Huckabee’s madness in this instance is particularly shameless and off the wall, but at its heart, it represents a very widespread symptom and shares several key features with all other efforts to think up some kind of alternative scenario to ending the occupation and having two states living side-by-side in peace. Huckabee’s solution – simply move the Palestinians out – joins the ranks of all of those “solutions” to the conflict that are completely unacceptable to one of the two parties. It’s certainly wackier, more ruthless and indeed evil than most, but insofar as it is completely unworkable, a nonstarter and utterly unimaginable given the complete resistance any such idea would meet, it ultimately belongs in the same category as other all the other unworkable notions that ignore the basic national interests of one of the two parties. The bottom line is this: any scenario that does not address the minimal requirements of both Israelis and Palestinians is not an idea for ending the conflict or a “solution” at all. They are placeholders, substitutes for having an idea, excuses for avoiding the most difficult choices facing Israelis and Palestinians, and their allies around the world.
Anything that falls short of full recognition of Israel in its internationally recognized borders won’t fly – and that includes Hamas’ hudna, the idea of an Islamic state, and the idea of a single democratic state. It’s obvious that Israelis won’t accept any of these, and will fight bitterly, vigorously and virtually unanimously against them. Anything that falls short of ending the occupation and the establishment of a fully sovereign, viable Palestinian state – and that includes any notion a provisional or limited statehood, a modified, pacified occupation, or the return of Gaza to Egypt and parts of the West Bank to Jordan – won’t be accepted by the Palestinians and the other Arabs, and they will fight bitterly, vigorously and virtually unanimously against them too.

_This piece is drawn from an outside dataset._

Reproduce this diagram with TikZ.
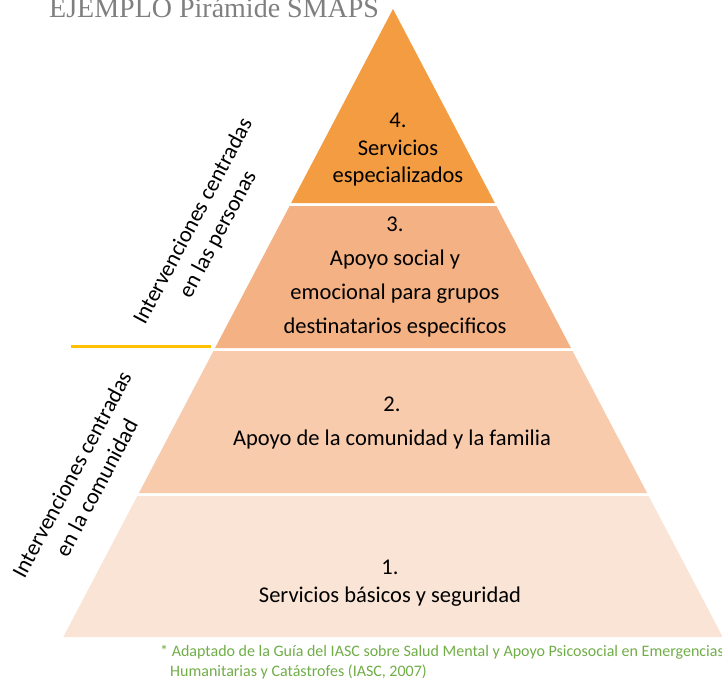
\documentclass[tikz,border=0pt]{standalone}
\usepackage{fontspec}
\setmainfont{Carlito}
\newfontfamily\titlefont{Liberation Serif}
\definecolor{nivelA}{HTML}{FAE4D5}
\definecolor{nivelB}{HTML}{F8CBAD}
\definecolor{nivelC}{HTML}{F4B183}
\definecolor{nivelD}{HTML}{F39C42}
\definecolor{divider}{HTML}{FFC000}
\definecolor{titlegray}{HTML}{7F7F7F}
\definecolor{notegreen}{HTML}{70AD47}

\begin{document}
\begin{tikzpicture}[x=1pt, y=-1pt,
    every node/.style={inner sep=0pt, text=black, align=center, font=\fontsize{22.5}{27.5}\selectfont},
    wide/.style={font=\fontsize{22.5}{34}\selectfont},
    side label/.style={rotate=62, font=\fontsize{22.5}{28}\selectfont},
    ]
  \useasboundingbox (0,0) rectangle (722,682);
  % the four levels of the pyramid
  \foreach \ya/\yb/\col in {9/203/nivelD, 206/348/nivelC, 351/493/nivelB, 496/637/nivelA}
    \fill[\col] ({393-0.525*(\ya-9)},\ya) -- ({393+0.525*(\ya-9)},\ya)
      -- ({393+0.525*(\yb-9)},\yb) -- ({393-0.525*(\yb-9)},\yb) -- cycle;

  \node (lvl4) at (398,150) {4.\\Servicios\\especializados};
  \node[wide] (lvl3) at (395,277) {3.\\Apoyo social y\\emocional para grupos\\destinatarios especificos};
  \node[wide] (lvl2) at (392,423) {2.\\Apoyo de la comunidad y la familia};
  \node (lvl1) at (390,583) {1.\\Servicios básicos y seguridad};

  \node[side label] (personas) at (206,228) {Intervenciones centradas\\en las personas};
  \node[side label] (comunidad) at (84,481) {Intervenciones centradas\\en la comunidad};
  \draw[divider, line width=3pt] (71,346.5) -- (211,346.5);

  \node[anchor=base west, text=titlegray, font=\titlefont\fontsize{28}{30}\selectfont] (title) at (49,18) {EJEMPLO Pirámide SMAPS};
  \node[anchor=north west, align=left, text=notegreen, font=\fontsize{16}{20}\selectfont] (nota) at (160,645)
    {* Adaptado de la Guía del IASC sobre Salud Mental y Apoyo Psicosocial en Emergencias\\\hspace*{10pt}Humanitarias y Catástrofes (IASC, 2007)};
\end{tikzpicture}
\end{document}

Huckabee’s comments are particularly ridiculous, but they’re useful in reminding us of the clear distinction between workable and unworkable ideas. In formal logic, this is described as a “reductio ad absurdum,” a proposition that inevitably leads to a self-contradictory conclusion. It takes Israel’s security arguments to their logical extreme and envisages not only the permanent denial of Palestinian national rights, but the removal and relocation of the Palestinians themselves. There are plenty of other “ideas” for resolving the conflict that take reasonable propositions and spin them out to their logical conclusions, oblivious to fundamental realities. Not all unworkable ideas are equally silly, equally fatuous or equally immoral. However, if they are completely unacceptable to the overwhelming majority of people on one side or the other, they are equally unworkable and equally useless.